### WRITTEN INSTRUCTION
Using the listing below, give again exactly the lines from the line with "Output the LaTeX" to the line with "(cname) [label] at", inclusive, without the pictures.

### INPUT ROWS
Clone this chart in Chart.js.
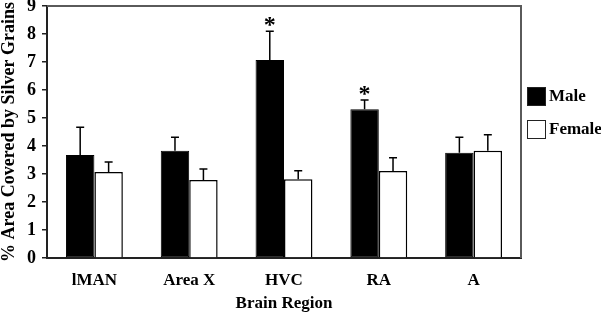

==

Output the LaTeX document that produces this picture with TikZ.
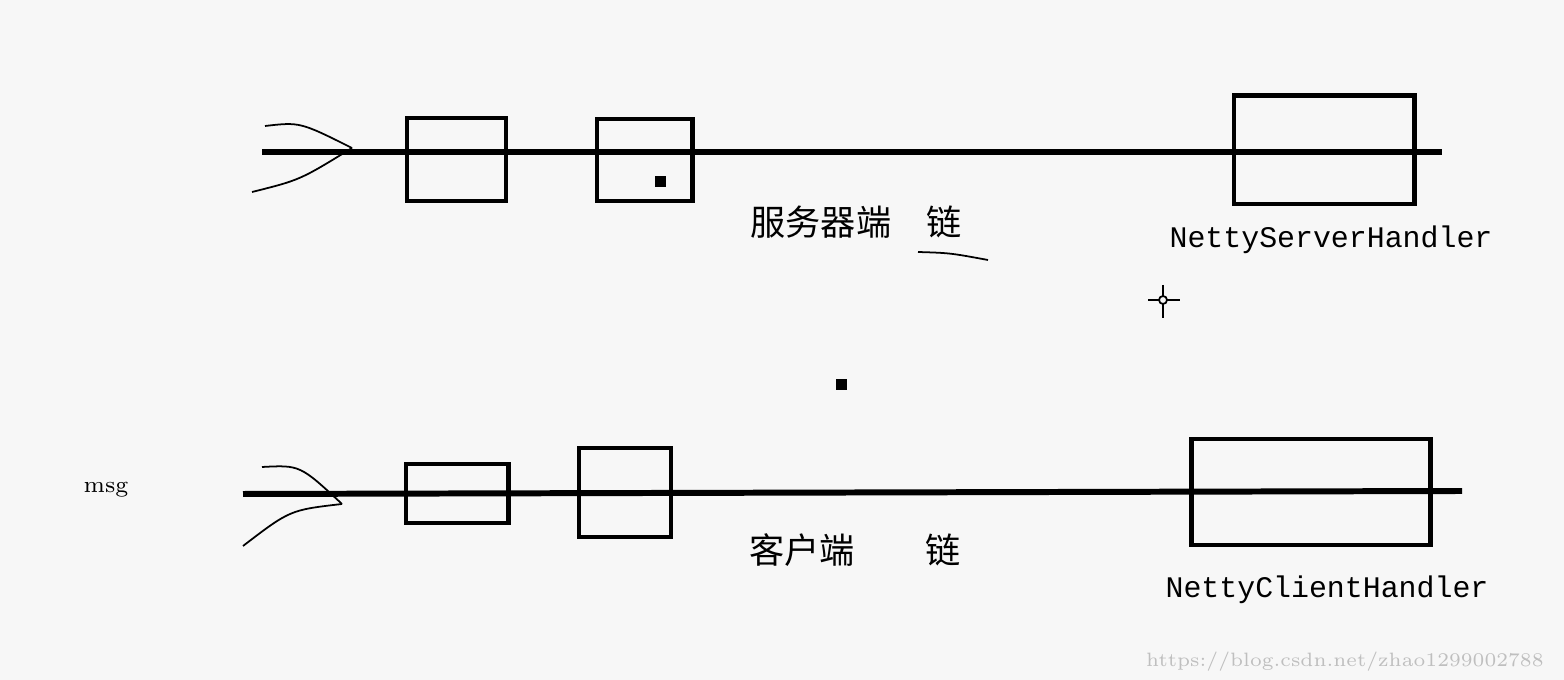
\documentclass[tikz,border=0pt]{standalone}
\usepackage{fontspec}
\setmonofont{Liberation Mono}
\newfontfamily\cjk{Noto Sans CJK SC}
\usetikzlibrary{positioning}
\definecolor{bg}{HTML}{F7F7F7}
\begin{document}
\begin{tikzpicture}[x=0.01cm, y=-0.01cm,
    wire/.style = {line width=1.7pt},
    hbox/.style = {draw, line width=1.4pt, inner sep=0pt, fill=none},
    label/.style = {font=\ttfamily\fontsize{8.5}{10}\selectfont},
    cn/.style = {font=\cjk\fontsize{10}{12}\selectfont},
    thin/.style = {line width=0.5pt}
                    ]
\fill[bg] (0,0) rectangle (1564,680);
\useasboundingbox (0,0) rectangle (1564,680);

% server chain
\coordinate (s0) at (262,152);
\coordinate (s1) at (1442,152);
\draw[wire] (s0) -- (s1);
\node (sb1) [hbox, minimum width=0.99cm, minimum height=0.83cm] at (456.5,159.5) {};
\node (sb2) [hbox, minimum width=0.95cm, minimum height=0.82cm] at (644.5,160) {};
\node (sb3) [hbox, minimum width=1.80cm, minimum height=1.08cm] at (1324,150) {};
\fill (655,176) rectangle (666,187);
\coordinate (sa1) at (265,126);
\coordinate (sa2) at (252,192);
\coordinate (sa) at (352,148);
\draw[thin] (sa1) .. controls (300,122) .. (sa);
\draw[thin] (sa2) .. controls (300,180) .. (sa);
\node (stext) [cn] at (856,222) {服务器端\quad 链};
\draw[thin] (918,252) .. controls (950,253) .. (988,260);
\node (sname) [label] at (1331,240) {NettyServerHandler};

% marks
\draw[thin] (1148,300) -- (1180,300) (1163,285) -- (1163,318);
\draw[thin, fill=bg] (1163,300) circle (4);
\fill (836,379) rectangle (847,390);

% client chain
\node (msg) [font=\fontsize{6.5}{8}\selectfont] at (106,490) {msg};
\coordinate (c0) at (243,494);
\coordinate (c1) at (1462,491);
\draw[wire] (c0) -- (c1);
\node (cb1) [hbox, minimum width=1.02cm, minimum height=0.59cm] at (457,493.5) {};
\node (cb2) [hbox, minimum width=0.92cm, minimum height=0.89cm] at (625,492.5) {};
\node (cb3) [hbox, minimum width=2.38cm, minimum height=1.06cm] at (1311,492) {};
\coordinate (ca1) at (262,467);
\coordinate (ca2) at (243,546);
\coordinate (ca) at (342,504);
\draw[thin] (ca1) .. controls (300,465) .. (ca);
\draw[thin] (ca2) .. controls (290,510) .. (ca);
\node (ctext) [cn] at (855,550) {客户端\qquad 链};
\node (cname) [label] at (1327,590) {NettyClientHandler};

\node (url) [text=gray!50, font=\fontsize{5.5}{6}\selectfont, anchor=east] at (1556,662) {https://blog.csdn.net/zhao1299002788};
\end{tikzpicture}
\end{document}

---

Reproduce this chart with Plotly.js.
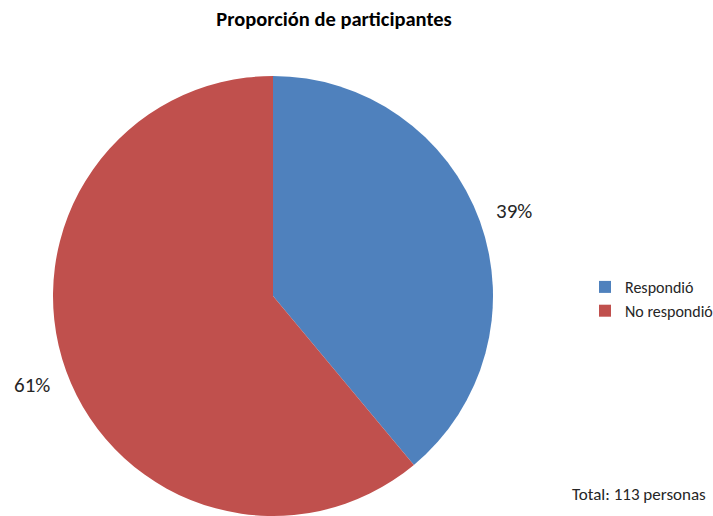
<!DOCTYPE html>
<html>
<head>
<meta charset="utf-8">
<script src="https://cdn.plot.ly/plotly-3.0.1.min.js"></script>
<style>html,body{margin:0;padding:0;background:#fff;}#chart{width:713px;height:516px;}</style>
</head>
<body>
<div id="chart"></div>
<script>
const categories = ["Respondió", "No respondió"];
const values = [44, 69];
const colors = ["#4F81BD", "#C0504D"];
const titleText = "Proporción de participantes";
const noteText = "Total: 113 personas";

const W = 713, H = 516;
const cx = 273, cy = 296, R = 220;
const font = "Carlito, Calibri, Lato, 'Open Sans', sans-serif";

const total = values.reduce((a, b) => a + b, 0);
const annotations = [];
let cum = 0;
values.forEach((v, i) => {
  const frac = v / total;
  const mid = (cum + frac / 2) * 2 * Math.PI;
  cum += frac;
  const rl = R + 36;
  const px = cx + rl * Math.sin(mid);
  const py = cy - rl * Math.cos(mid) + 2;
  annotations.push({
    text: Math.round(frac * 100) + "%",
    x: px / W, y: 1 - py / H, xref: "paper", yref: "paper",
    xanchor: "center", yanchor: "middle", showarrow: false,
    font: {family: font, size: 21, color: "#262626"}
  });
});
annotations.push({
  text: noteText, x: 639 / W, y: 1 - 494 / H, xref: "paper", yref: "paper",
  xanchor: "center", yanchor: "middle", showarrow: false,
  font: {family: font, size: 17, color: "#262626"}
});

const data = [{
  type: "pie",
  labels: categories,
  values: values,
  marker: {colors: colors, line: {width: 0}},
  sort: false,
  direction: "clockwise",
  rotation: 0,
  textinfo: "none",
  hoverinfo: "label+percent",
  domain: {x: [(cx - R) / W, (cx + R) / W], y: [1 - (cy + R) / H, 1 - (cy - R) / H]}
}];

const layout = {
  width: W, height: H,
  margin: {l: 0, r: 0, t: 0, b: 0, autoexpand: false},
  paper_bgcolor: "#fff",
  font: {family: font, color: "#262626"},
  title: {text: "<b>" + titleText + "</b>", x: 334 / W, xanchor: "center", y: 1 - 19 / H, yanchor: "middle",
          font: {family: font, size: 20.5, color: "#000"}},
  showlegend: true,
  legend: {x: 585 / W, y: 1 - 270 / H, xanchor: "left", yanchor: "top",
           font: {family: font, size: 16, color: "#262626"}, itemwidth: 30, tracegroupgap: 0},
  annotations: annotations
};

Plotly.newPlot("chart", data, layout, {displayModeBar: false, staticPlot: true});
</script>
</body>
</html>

### OUTPUT BELOW
Output the LaTeX document that produces this picture with TikZ.
\documentclass[tikz,border=0pt]{standalone}
\usepackage{fontspec}
\setmonofont{Liberation Mono}
\newfontfamily\cjk{Noto Sans CJK SC}
\usetikzlibrary{positioning}
\definecolor{bg}{HTML}{F7F7F7}
\begin{document}
\begin{tikzpicture}[x=0.01cm, y=-0.01cm,
    wire/.style = {line width=1.7pt},
    hbox/.style = {draw, line width=1.4pt, inner sep=0pt, fill=none},
    label/.style = {font=\ttfamily\fontsize{8.5}{10}\selectfont},
    cn/.style = {font=\cjk\fontsize{10}{12}\selectfont},
    thin/.style = {line width=0.5pt}
                    ]
\fill[bg] (0,0) rectangle (1564,680);
\useasboundingbox (0,0) rectangle (1564,680);

% server chain
\coordinate (s0) at (262,152);
\coordinate (s1) at (1442,152);
\draw[wire] (s0) -- (s1);
\node (sb1) [hbox, minimum width=0.99cm, minimum height=0.83cm] at (456.5,159.5) {};
\node (sb2) [hbox, minimum width=0.95cm, minimum height=0.82cm] at (644.5,160) {};
\node (sb3) [hbox, minimum width=1.80cm, minimum height=1.08cm] at (1324,150) {};
\fill (655,176) rectangle (666,187);
\coordinate (sa1) at (265,126);
\coordinate (sa2) at (252,192);
\coordinate (sa) at (352,148);
\draw[thin] (sa1) .. controls (300,122) .. (sa);
\draw[thin] (sa2) .. controls (300,180) .. (sa);
\node (stext) [cn] at (856,222) {服务器端\quad 链};
\draw[thin] (918,252) .. controls (950,253) .. (988,260);
\node (sname) [label] at (1331,240) {NettyServerHandler};

% marks
\draw[thin] (1148,300) -- (1180,300) (1163,285) -- (1163,318);
\draw[thin, fill=bg] (1163,300) circle (4);
\fill (836,379) rectangle (847,390);

% client chain
\node (msg) [font=\fontsize{6.5}{8}\selectfont] at (106,490) {msg};
\coordinate (c0) at (243,494);
\coordinate (c1) at (1462,491);
\draw[wire] (c0) -- (c1);
\node (cb1) [hbox, minimum width=1.02cm, minimum height=0.59cm] at (457,493.5) {};
\node (cb2) [hbox, minimum width=0.92cm, minimum height=0.89cm] at (625,492.5) {};
\node (cb3) [hbox, minimum width=2.38cm, minimum height=1.06cm] at (1311,492) {};
\coordinate (ca1) at (262,467);
\coordinate (ca2) at (243,546);
\coordinate (ca) at (342,504);
\draw[thin] (ca1) .. controls (300,465) .. (ca);
\draw[thin] (ca2) .. controls (290,510) .. (ca);
\node (ctext) [cn] at (855,550) {客户端\qquad 链};
\node (cname) [label] at (1327,590) {NettyClientHandler};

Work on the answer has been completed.